Multi-Type-Tree (MTT) block partitioning extends the concept of the two-level tree structure in QTBT by allowing both the binary tree and triple tree partitioning methods in the second level of MTT. The two levels of trees in MTT are called region tree (RT) and prediction tree (PT) respectively. The first level RT is always quadtree (QT) partitioning, and the second level PT may be either binary tree (BT) partitioning or triple tree (TT) partitioning. For example, a CTU is firstly partitioned by RT, which is QT partitioning, and each RT leaf node may be further split by PT, which is either BT or TT partitioning. A block partitioned by PT may be further split with PT until a maximum PT depth is reached, for example, a block may be first partitioned by vertical BT partitioning to generate a left sub-block and a right sub-block, and the left sub-block is further split by horizontal TT partitioning while the right sub-block is further split by horizontal BT partitioning. A PT leaf node is the basic Coding Unit (CU) for prediction and transform and will not be further split.
FIG. 5 illustrates an example of tree-type signaling for block partitioning according to MTT block partitioning. RT signaling may be similar to the quadtree signaling in QTBT block partitioning. For signaling a PT node, one additional bin is signaled to indicate whether it is a binary tree partitioning or triple tree partitioning. For a block split by RT, a first bin is signaled to indicate whether there is another RT split, if the block is not further split by RT (i.e. the first bin is 0), a second bin is signaled to indicate whether there is a PT split. If the block is also not further split by PT (i.e. the second bin is 0), then this block is a leaf node.
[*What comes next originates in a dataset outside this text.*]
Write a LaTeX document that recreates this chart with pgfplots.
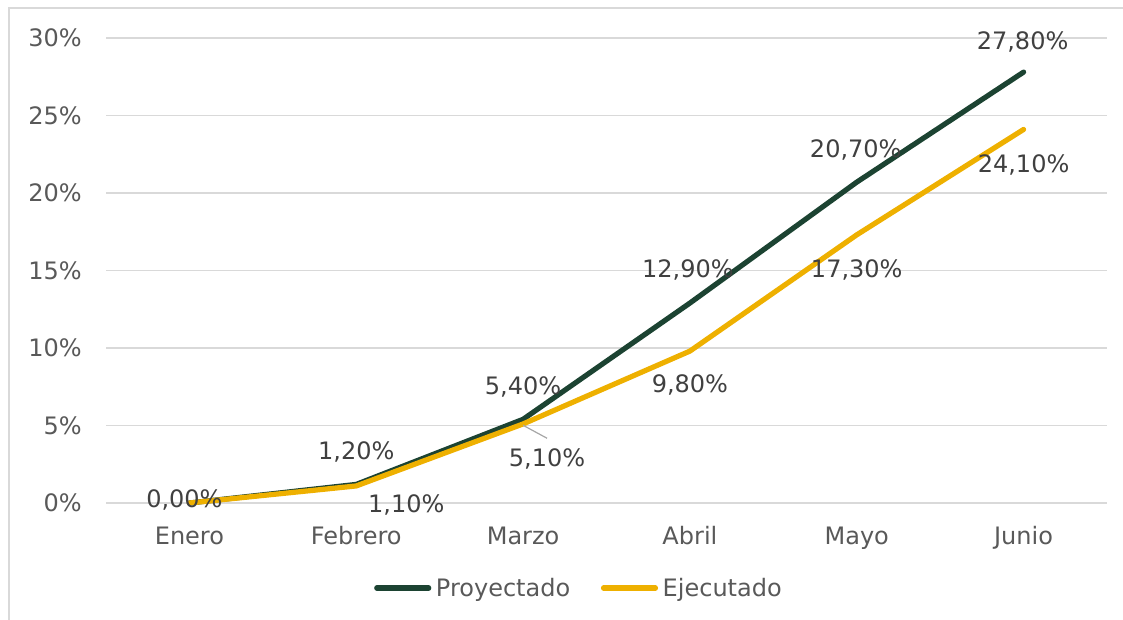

If the block is then split by PT (i.e. the second bin is 1), a third bin is sent to indicate horizontal or vertical partitioning followed by a fourth bin for distinguishing binary tree (BT) or triple tree (TT) partitioning.
While the proposed MTT is able to improve performance by adaptively partitioning blocks for prediction and transform, it is desirable to further improve the performance whenever possible in order to achieve an overall efficiency target.